John George Macleod (8 May 1915 in Kirkhill – 4 April 2006 in Edinburgh) was a Scottish doctor of medicine and a writer of medical textbooks.

==Family==
Macleod was the elder brother of Professor Dr Anna MacGillivray Macleod, the world famous professor of Brewing at Heriot-Watt University in Edinburgh. His younger brother was Dr Alasdair MacGillivray Macleod, a general practitioner in Linlithgow. He was the son of Margaret Ingram Sangster, MA, and Rev. Alasdair MacGillivray Macleod, who both graduated in 1914 at Aberdeen University. He was the grandson of Rev. George Macleod of Garrabost, Isle of Lewis and Anna MacGillivray of Greenock, Renfrewshire. He was second cousin to the Right Hon. Iain Norman Macleod, who served as Chancellor of the Exchequer in 1970. This branch of the Macleods of Pabbay and Uig belongs to the family of the Chiefs of MacLeod of Lewis.

On 21 December 1942, John George Macleod married in Edinburgh Nancie Elizabeth Clark. Their issue are two sons, Peter John Macleod, married Braid Church, Edinburgh 1966 Geraldine Finlay, who both died in 2022 and Keith Roderick Macleod, who died in 2010 and married Yvonne Ann Hay. In addition to the two sons, they also had one daughter, Gillian Lesley Macleod, born Edinburgh 18 Oct.1945, who married Edinburgh 7 Dec. 1968 at Magdalen Chapel, Cowgate, Edinburgh and a reception afterwards at Prestonfield House, Edinburgh Gerard Willem Charles Lemmens, born Surabaya, Dutch East Indies, 24 April 1940, B.Sc.in Trop Agr. 1963, Knight in the Order of the Hop 2007, they live in Wadhurst, East Sussex.

==Career==
Macleod was educated at George Watson's College and studied medicine at the University of Edinburgh, where he graduated in 1938. During the Second World War, from 1939 to 1945, he was a major in the army at the Royal Army Medical Corps. In 1941, he obtained a post at the University of Edinburgh and, in 1947, was asked to become a member of the Royal College of Physicians of Edinburgh. In 1950, he became a consultant physician at Edinburgh's Western General Hospital.

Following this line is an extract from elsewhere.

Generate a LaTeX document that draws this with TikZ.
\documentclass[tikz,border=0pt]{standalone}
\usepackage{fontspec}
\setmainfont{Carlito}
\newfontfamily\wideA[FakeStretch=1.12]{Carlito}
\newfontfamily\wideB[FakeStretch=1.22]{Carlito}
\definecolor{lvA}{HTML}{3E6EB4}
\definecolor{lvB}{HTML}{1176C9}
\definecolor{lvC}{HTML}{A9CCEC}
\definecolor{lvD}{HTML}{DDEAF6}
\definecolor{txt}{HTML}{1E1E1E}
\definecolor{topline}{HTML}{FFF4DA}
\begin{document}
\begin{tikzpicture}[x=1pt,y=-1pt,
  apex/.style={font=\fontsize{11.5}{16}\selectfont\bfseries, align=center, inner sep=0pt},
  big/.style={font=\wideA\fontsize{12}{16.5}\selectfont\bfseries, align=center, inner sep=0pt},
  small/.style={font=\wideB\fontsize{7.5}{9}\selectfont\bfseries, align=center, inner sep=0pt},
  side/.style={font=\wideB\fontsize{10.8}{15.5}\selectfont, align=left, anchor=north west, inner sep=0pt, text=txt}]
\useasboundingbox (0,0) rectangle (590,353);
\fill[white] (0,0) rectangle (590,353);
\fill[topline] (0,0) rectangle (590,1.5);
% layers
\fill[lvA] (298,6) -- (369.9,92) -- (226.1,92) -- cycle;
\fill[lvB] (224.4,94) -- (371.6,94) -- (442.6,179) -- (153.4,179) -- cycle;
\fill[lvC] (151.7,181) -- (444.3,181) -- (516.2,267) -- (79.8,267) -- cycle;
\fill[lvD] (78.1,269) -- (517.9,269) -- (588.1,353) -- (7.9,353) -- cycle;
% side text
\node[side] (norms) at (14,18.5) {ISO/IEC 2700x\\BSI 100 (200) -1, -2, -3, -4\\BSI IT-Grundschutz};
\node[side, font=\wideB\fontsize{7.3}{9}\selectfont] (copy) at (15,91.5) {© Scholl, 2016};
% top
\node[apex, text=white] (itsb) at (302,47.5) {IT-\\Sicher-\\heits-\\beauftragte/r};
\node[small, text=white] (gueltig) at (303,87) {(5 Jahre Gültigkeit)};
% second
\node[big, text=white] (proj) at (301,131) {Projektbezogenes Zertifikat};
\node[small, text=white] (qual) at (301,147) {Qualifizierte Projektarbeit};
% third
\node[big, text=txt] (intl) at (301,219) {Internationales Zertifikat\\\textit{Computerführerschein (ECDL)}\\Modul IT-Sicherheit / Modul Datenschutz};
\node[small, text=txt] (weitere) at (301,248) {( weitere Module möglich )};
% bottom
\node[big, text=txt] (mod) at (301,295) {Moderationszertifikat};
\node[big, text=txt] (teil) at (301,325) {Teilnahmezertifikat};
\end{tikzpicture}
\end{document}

In 1964, Macleod wrote the medical handbook Clinical Examination (later renamed Macleod's Clinical Examination), which is still (in 2023) in print in its 19th Edition and has sold worldwide over a million copies. In 1964, the physician Sir Stanley Davidson offered him the opportunity to update Davidson's Principles and Practice of Medicine, which sold more than two million copies worldwide and of which Macleod contributed to six editions. These two textbooks played a crucial part in keeping Edinburgh on the world map of medicine and were translated into many languages such as Japanese and Russian. In 1971, he was appointed vice-chairman of the University Department of Medicine of the Western General Hospital. He died in Edinburgh in April 2006, aged 90.

==Personal note==
He was interested in art and gave lectures on Art in Medicine with slides he had collected. He also was an enthusiastic supporter of the Traverse Theatre, and a keen gardener and garden designer.
During State visits Macleod sometimes was the duty physician at Holyrood Palace and on one occasion received a gift from the French president Giscard D'Estaing ( a dish with his initials).